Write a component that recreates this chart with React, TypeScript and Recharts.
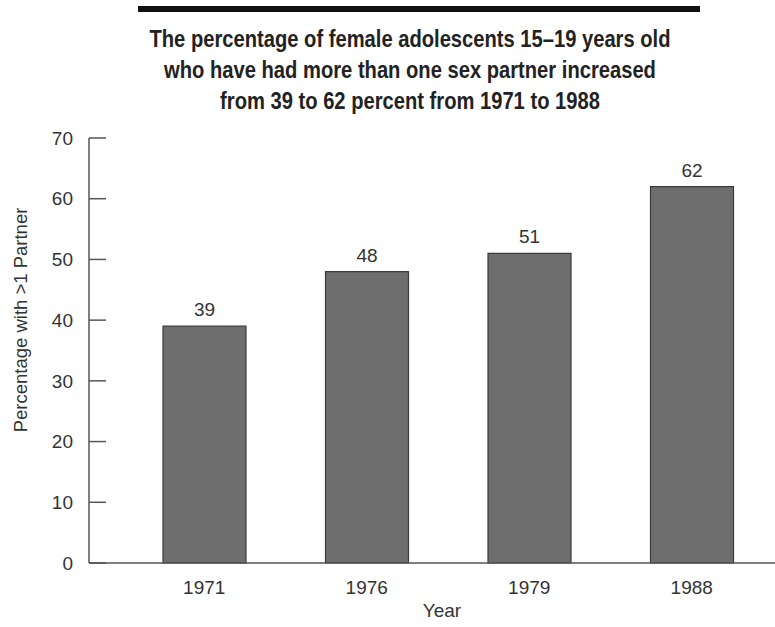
import { BarChart, Bar, XAxis, YAxis, LabelList } from 'recharts'

const years = ['1971', '1976', '1979', '1988']
const percents = [39, 48, 51, 62]
const yTicks = [0, 10, 20, 30, 40, 50, 60, 70]
const titleLines = [
  'The percentage of female adolescents 15\u201319 years old',
  'who have had more than one sex partner increased',
  'from 39 to 62 percent from 1971 to 1988',
]

const data = years.map((year, i) => ({ year, pct: percents[i] }))

const FONT = '"Liberation Sans", Arial, sans-serif'
const INK = '#333'

function YTick({ x, y, payload }: { x?: number; y?: number; payload?: { value: number } }) {
  return (
    <g>
      <line x1={x} x2={(x ?? 0) + 17} y1={y} y2={y} stroke="#555" strokeWidth={1.5} />
      <text x={(x ?? 0) - 16} y={y} dy="0.35em" textAnchor="end" fontSize={19} fontFamily={FONT} fill={INK}>
        {payload?.value}
      </text>
    </g>
  )
}

// rotated axis title, sits a bit above the plot's middle like the original
const yLabel = () => (
  <text
    x={20}
    y={320}
    transform="rotate(-90, 20, 320)"
    textAnchor="middle"
    dominantBaseline="central"
    fontSize={18.5}
    fontFamily={FONT}
    fill={INK}
  >
    Percentage with &gt;1 Partner
  </text>
)

export default function App() {
  return (
    <div style={{ position: 'absolute', left: 0, top: 0, width: 775, height: 627, background: '#fff' }}>
      <div style={{ position: 'absolute', left: 138, top: 6, width: 562, height: 6, background: '#111' }} />
      <div
        style={{
          position: 'absolute',
          left: 0,
          width: 820,
          top: 23,
          textAlign: 'center',
          fontFamily: FONT,
          fontWeight: 'bold',
          fontSize: 24,
          lineHeight: '31px',
          color: '#222',
        }}
      >
        {titleLines.map((t) => (
          <div key={t} style={{ transform: 'scaleX(0.84)', whiteSpace: 'nowrap' }}>
            {t}
          </div>
        ))}
      </div>
      <BarChart
        width={775}
        height={627}
        data={data}
        margin={{ top: 138, right: 0, left: 0, bottom: 24 }}
        style={{ position: 'absolute', left: 0, top: 0 }}
      >
        <XAxis
          dataKey="year"
          height={40}
          padding={{ left: 34, right: 2 }}
          axisLine={{ stroke: '#555', strokeWidth: 1.5 }}
          tickLine={false}
          tickSize={0}
          tickMargin={18}
          tick={{ fontSize: 19, fontFamily: FONT, fill: INK }}
          label={{ value: 'Year', position: 'bottom', offset: 1, dx: 10, fontSize: 19, fontFamily: FONT, fill: INK }}
        />
        <YAxis
          width={89}
          domain={[0, 70]}
          ticks={yTicks}
          interval={0}
          axisLine={{ stroke: '#555', strokeWidth: 1.5 }}
          tickLine={false}
          tickSize={0}
          tickMargin={0}
          tick={<YTick />}
          label={yLabel}
        />
        <Bar dataKey="pct" barSize={83} fill="#6e6e6e" stroke="#3a3a3a" strokeWidth={1.2} isAnimationActive={false}>
          <LabelList dataKey="pct" position="top" offset={10} fontSize={19} fontFamily={FONT} fill={INK} />
        </Bar>
      </BarChart>
    </div>
  )
}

Exercise instructions :: Starting at the first line of the material, output exactly the lines up to and including the one with "XAxis, YAxis, LabelList". Do not include the pictures.

Correct output ::
Write a component that recreates this chart with React, TypeScript and Recharts.
import { BarChart, Bar, XAxis, YAxis, LabelList } from 'recharts'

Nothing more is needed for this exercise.